If you decide to stay over to soak up Brooklyn’s nightlife the boutique Hotel BPM is an excellent choice. The hotel, founded by BIJAL, a Sirius Satellite Radio hip-hop deejay, opened in September of 2012. The name is taken from the music term “beats per minute.” Guest rooms take it to another level with “Sound Sleeper” mattresses, designer linens, rainfall showers and 37-inch LED televisions and complimentary hot breakfast. In homage to the music theme guests who make reservations online can request a special song be played at check-in and deejays spin live music every Friday and Saturday evening in the lobby. Only in Brooklyn! www.hotelbpm.com
Brooklyn can be reached a variety of ways but the easiest, most comprehensive and cost effective way to see Brooklyn is to take CitySights NY’s double-decker hop on/hop off Brooklyn Tour. Visitors board the bus in downtown Manhattan, cross the Manhattan Bridge into Brooklyn and visit the significant sites and attractions. You have the option to simply ride the loop or get off and spend time at the locations of your choice. Tours are fully narrated and there are photo stops at the best vantage points.
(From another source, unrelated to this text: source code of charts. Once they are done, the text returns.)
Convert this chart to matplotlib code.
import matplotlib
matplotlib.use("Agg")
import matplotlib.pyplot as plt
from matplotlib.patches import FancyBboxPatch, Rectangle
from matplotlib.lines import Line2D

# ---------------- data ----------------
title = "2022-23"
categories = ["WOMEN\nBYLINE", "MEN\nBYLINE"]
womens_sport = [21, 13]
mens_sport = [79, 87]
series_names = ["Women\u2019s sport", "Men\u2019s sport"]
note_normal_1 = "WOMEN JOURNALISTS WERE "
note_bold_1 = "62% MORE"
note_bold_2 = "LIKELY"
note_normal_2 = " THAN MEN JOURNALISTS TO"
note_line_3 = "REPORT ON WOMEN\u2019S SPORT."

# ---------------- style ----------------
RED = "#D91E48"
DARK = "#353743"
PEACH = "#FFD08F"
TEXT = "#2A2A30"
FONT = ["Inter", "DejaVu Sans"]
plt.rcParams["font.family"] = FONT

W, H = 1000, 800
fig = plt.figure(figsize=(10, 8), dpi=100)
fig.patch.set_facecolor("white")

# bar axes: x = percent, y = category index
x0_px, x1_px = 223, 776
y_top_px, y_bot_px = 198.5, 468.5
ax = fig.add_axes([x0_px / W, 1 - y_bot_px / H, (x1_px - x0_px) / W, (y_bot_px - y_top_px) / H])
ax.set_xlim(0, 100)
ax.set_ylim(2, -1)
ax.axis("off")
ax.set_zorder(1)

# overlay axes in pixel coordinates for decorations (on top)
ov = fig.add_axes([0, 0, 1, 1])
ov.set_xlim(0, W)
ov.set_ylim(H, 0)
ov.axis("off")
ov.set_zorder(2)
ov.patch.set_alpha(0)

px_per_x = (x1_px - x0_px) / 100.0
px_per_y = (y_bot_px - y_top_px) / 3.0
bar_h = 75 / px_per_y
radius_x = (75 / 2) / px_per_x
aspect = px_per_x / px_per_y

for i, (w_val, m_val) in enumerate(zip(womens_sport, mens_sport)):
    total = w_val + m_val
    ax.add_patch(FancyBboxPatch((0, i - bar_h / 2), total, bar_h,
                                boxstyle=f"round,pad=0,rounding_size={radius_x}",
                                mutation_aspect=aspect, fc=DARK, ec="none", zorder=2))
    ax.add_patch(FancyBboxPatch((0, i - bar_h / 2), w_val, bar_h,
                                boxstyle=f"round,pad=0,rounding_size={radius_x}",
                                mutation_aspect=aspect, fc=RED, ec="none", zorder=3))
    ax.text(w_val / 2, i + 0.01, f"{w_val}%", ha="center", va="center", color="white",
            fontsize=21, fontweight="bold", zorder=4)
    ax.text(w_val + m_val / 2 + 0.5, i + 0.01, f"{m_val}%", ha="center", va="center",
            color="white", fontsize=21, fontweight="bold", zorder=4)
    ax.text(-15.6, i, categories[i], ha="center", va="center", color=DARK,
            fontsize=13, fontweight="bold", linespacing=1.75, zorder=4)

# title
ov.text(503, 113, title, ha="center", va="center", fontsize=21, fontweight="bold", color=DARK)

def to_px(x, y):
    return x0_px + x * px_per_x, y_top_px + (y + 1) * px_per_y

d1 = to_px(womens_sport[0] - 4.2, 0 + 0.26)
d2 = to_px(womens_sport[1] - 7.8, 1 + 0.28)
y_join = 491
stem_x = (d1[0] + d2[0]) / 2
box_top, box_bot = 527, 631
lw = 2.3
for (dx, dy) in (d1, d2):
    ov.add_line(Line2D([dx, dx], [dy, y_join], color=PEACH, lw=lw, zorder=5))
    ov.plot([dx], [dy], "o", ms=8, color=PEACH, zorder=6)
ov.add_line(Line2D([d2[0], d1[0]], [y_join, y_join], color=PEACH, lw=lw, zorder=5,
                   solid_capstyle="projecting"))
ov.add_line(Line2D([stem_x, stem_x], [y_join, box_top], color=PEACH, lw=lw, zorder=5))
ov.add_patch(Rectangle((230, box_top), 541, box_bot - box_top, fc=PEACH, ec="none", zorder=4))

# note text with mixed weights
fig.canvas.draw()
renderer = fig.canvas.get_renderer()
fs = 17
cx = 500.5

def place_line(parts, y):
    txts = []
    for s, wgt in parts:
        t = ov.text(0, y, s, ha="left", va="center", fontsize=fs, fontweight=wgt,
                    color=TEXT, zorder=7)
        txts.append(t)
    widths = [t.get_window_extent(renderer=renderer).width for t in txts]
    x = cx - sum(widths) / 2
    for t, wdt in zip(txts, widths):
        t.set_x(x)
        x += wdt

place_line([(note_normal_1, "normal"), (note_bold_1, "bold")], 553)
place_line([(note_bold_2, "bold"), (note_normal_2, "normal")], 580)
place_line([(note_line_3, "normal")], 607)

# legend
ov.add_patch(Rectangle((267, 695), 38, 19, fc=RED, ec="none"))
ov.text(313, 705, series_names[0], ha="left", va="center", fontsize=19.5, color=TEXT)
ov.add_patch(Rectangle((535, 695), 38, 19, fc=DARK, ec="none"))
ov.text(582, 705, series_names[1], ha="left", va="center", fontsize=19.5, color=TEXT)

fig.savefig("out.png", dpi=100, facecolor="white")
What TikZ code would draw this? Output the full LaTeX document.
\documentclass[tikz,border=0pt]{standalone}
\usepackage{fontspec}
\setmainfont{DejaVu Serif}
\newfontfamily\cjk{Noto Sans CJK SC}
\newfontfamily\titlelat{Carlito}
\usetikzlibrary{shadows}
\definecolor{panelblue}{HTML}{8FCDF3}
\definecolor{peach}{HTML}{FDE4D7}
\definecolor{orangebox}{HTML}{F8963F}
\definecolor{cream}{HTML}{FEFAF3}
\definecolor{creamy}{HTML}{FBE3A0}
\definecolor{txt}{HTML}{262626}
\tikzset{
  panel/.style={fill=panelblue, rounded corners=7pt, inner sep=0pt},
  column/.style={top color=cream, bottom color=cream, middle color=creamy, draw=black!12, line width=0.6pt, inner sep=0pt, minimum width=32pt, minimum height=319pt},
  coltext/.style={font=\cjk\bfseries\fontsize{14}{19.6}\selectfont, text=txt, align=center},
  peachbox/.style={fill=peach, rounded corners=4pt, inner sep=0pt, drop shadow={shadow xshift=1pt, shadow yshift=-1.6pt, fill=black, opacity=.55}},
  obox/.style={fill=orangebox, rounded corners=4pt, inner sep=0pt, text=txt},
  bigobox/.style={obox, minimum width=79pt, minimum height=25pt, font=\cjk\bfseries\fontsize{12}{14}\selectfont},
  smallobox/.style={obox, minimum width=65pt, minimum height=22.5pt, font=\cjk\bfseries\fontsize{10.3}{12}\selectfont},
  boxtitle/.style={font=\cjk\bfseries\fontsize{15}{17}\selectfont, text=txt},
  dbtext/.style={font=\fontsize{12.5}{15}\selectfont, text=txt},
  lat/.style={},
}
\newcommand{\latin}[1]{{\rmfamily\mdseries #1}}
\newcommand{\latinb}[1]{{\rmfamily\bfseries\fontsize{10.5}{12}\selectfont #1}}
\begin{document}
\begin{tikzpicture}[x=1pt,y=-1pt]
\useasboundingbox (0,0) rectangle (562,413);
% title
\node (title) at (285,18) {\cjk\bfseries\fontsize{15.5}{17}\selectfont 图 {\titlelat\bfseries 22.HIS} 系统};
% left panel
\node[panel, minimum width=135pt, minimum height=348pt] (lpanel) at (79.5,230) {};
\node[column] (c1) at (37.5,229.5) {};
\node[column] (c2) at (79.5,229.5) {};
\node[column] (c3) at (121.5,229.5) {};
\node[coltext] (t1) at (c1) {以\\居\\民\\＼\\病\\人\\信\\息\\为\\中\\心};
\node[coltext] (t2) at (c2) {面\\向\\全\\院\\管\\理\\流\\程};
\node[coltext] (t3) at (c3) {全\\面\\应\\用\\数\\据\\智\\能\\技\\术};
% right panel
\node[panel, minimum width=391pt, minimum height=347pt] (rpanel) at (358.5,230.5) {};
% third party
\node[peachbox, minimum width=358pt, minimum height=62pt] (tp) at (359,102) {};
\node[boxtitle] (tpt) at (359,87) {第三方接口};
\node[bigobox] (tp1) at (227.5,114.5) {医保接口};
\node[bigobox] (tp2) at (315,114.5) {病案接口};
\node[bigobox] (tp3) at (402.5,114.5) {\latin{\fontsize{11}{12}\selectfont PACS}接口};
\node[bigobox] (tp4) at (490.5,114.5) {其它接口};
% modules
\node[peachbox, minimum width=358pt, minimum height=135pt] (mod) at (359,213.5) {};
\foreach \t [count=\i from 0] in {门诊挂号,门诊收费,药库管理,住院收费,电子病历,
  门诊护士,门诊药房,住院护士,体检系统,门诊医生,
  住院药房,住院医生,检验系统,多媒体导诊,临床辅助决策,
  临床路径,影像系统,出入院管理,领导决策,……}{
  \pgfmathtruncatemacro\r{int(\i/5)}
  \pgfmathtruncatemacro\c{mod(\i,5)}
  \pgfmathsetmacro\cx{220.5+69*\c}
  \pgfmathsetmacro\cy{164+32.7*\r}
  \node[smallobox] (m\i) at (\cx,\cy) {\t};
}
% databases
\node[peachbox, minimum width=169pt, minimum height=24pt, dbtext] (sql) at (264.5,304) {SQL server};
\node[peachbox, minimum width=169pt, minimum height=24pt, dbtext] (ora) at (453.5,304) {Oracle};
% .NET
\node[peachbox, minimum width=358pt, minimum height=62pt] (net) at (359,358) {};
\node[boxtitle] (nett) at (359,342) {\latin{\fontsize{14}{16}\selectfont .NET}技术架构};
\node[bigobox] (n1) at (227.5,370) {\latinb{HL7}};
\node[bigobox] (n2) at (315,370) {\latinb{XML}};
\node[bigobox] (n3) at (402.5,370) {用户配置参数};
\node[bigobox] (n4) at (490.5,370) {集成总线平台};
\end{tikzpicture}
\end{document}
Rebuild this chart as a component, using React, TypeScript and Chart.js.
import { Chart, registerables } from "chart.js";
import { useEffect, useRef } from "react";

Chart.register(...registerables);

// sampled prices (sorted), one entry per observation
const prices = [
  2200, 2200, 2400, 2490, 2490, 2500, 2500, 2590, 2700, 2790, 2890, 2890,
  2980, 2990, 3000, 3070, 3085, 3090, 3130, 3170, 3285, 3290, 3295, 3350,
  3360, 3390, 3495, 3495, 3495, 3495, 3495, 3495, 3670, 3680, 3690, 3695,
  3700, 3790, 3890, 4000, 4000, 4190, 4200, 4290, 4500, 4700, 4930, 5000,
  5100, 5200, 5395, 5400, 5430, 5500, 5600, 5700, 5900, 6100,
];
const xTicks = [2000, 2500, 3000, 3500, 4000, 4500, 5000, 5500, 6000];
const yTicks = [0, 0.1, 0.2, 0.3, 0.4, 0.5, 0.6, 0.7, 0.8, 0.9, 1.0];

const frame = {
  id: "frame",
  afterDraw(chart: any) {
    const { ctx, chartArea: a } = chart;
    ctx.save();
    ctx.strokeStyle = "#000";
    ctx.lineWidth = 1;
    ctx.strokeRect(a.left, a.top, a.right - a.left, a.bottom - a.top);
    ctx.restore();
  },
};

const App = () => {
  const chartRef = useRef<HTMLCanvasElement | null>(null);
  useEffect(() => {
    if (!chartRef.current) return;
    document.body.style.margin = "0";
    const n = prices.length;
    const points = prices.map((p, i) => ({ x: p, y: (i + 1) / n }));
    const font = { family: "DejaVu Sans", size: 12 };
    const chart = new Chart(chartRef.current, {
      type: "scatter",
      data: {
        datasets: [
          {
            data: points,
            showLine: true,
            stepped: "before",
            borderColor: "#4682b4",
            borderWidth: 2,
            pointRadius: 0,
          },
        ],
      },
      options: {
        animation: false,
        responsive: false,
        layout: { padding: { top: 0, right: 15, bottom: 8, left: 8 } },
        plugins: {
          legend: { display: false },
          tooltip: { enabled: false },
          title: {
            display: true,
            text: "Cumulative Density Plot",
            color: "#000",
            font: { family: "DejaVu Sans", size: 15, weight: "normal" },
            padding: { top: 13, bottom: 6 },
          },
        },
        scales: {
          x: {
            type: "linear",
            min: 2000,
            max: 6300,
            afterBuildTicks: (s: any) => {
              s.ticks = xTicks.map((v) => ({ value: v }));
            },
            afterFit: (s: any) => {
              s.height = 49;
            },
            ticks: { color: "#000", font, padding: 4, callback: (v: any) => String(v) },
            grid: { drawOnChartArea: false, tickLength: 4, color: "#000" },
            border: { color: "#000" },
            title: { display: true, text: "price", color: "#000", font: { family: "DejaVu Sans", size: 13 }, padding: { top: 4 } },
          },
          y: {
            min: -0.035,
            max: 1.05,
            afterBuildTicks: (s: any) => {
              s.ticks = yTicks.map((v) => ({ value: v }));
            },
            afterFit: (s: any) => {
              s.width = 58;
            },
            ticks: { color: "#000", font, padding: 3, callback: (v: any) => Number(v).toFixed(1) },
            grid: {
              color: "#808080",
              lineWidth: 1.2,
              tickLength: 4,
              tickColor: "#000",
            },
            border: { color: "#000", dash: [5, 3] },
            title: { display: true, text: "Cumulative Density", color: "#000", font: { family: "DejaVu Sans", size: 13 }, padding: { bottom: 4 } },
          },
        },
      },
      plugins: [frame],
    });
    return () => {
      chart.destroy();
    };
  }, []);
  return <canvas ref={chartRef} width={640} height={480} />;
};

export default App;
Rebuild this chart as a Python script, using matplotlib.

A complete loop is 1.5-hours and is offered in 11 languages. www.citysightsny.com
Circle Line Sightseeing Cruises allows you to see some of Brooklyn and important Manhattan sites from the water on their five narrated cruise selections, the Full Island Cruise, Harbor Lights, a Semi-Circle Cruise, a Liberty Cruise or a thrilling, jet-powered outing aboard The Beast. www.circleline42.com
A tour of Brooklyn can be coupled with a trip to Manhattan and no matter how often you visit there are always new things to do.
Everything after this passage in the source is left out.